#### Provided data
>> begin

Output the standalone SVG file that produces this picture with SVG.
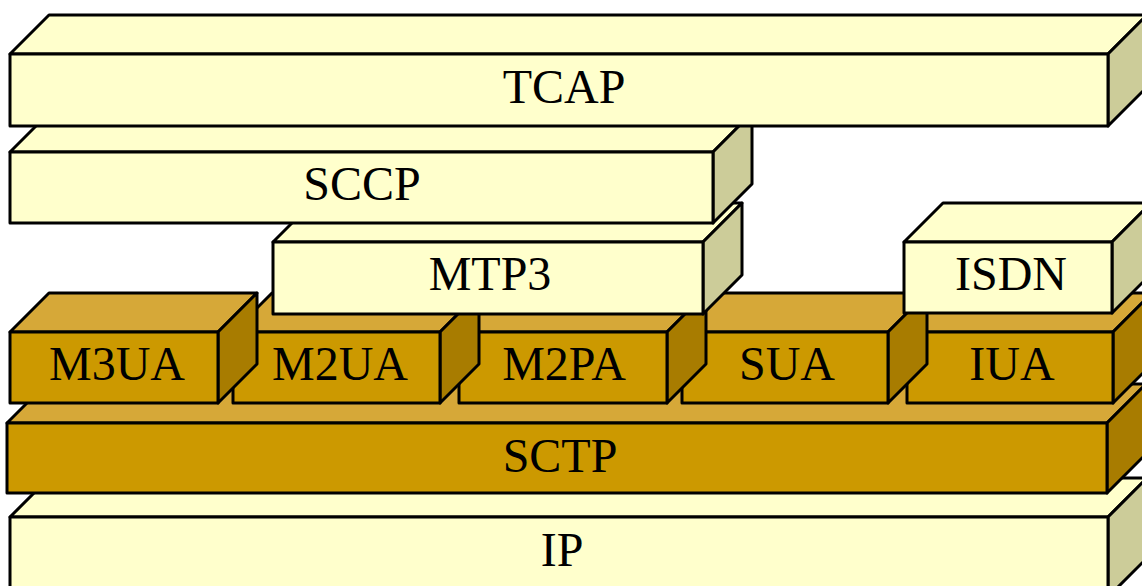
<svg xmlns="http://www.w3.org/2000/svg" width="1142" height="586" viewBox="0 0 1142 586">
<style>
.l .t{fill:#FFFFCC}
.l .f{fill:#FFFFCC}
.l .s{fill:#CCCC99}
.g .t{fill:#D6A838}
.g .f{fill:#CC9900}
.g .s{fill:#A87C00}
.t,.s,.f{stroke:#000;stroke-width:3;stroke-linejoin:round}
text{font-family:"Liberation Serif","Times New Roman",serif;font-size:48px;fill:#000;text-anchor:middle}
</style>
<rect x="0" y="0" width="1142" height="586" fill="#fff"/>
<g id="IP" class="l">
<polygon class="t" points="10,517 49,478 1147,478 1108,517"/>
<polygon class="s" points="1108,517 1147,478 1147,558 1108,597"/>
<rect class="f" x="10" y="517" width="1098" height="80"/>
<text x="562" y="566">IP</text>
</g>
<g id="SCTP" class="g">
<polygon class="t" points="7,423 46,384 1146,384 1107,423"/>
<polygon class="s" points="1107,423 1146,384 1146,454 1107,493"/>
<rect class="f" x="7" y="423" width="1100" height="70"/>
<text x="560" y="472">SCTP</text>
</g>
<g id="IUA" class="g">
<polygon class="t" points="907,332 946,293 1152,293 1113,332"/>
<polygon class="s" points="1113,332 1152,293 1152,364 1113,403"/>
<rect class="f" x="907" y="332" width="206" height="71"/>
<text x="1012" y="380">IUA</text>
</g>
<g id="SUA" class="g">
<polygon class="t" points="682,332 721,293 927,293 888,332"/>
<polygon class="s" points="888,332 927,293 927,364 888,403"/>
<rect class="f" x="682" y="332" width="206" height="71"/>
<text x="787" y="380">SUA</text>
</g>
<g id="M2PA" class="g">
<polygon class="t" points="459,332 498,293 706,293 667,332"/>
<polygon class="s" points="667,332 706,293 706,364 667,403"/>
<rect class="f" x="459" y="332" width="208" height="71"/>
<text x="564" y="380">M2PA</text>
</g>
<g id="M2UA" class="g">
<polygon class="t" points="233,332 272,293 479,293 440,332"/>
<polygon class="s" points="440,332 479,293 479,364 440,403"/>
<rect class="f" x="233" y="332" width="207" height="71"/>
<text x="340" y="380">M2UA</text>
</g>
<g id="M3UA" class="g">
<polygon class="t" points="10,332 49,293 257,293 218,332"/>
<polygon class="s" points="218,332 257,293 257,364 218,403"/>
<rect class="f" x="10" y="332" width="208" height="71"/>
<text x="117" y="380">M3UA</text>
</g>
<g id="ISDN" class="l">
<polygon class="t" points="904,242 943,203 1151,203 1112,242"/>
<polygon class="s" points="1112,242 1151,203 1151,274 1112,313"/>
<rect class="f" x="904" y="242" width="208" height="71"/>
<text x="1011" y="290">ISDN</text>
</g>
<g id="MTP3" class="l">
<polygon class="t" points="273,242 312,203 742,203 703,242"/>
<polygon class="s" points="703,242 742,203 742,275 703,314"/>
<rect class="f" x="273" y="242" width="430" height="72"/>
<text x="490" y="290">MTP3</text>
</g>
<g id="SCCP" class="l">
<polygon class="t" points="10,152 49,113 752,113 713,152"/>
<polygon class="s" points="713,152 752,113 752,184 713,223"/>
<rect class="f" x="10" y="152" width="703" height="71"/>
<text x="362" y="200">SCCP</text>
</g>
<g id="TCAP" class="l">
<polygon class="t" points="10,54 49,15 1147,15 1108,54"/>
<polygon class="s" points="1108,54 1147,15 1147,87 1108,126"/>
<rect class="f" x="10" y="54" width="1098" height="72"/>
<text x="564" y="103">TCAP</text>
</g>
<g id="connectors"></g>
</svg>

>> end

#### Directions
Reproduce the listing word for word and omit its pictures.

#### The output
Output the standalone SVG file that produces this picture with SVG.
<svg xmlns="http://www.w3.org/2000/svg" width="1142" height="586" viewBox="0 0 1142 586">
<style>
.l .t{fill:#FFFFCC}
.l .f{fill:#FFFFCC}
.l .s{fill:#CCCC99}
.g .t{fill:#D6A838}
.g .f{fill:#CC9900}
.g .s{fill:#A87C00}
.t,.s,.f{stroke:#000;stroke-width:3;stroke-linejoin:round}
text{font-family:"Liberation Serif","Times New Roman",serif;font-size:48px;fill:#000;text-anchor:middle}
</style>
<rect x="0" y="0" width="1142" height="586" fill="#fff"/>
<g id="IP" class="l">
<polygon class="t" points="10,517 49,478 1147,478 1108,517"/>
<polygon class="s" points="1108,517 1147,478 1147,558 1108,597"/>
<rect class="f" x="10" y="517" width="1098" height="80"/>
<text x="562" y="566">IP</text>
</g>
<g id="SCTP" class="g">
<polygon class="t" points="7,423 46,384 1146,384 1107,423"/>
<polygon class="s" points="1107,423 1146,384 1146,454 1107,493"/>
<rect class="f" x="7" y="423" width="1100" height="70"/>
<text x="560" y="472">SCTP</text>
</g>
<g id="IUA" class="g">
<polygon class="t" points="907,332 946,293 1152,293 1113,332"/>
<polygon class="s" points="1113,332 1152,293 1152,364 1113,403"/>
<rect class="f" x="907" y="332" width="206" height="71"/>
<text x="1012" y="380">IUA</text>
</g>
<g id="SUA" class="g">
<polygon class="t" points="682,332 721,293 927,293 888,332"/>
<polygon class="s" points="888,332 927,293 927,364 888,403"/>
<rect class="f" x="682" y="332" width="206" height="71"/>
<text x="787" y="380">SUA</text>
</g>
<g id="M2PA" class="g">
<polygon class="t" points="459,332 498,293 706,293 667,332"/>
<polygon class="s" points="667,332 706,293 706,364 667,403"/>
<rect class="f" x="459" y="332" width="208" height="71"/>
<text x="564" y="380">M2PA</text>
</g>
<g id="M2UA" class="g">
<polygon class="t" points="233,332 272,293 479,293 440,332"/>
<polygon class="s" points="440,332 479,293 479,364 440,403"/>
<rect class="f" x="233" y="332" width="207" height="71"/>
<text x="340" y="380">M2UA</text>
</g>
<g id="M3UA" class="g">
<polygon class="t" points="10,332 49,293 257,293 218,332"/>
<polygon class="s" points="218,332 257,293 257,364 218,403"/>
<rect class="f" x="10" y="332" width="208" height="71"/>
<text x="117" y="380">M3UA</text>
</g>
<g id="ISDN" class="l">
<polygon class="t" points="904,242 943,203 1151,203 1112,242"/>
<polygon class="s" points="1112,242 1151,203 1151,274 1112,313"/>
<rect class="f" x="904" y="242" width="208" height="71"/>
<text x="1011" y="290">ISDN</text>
</g>
<g id="MTP3" class="l">
<polygon class="t" points="273,242 312,203 742,203 703,242"/>
<polygon class="s" points="703,242 742,203 742,275 703,314"/>
<rect class="f" x="273" y="242" width="430" height="72"/>
<text x="490" y="290">MTP3</text>
</g>
<g id="SCCP" class="l">
<polygon class="t" points="10,152 49,113 752,113 713,152"/>
<polygon class="s" points="713,152 752,113 752,184 713,223"/>
<rect class="f" x="10" y="152" width="703" height="71"/>
<text x="362" y="200">SCCP</text>
</g>
<g id="TCAP" class="l">
<polygon class="t" points="10,54 49,15 1147,15 1108,54"/>
<polygon class="s" points="1108,54 1147,15 1147,87 1108,126"/>
<rect class="f" x="10" y="54" width="1098" height="72"/>
<text x="564" y="103">TCAP</text>
</g>
<g id="connectors"></g>
</svg>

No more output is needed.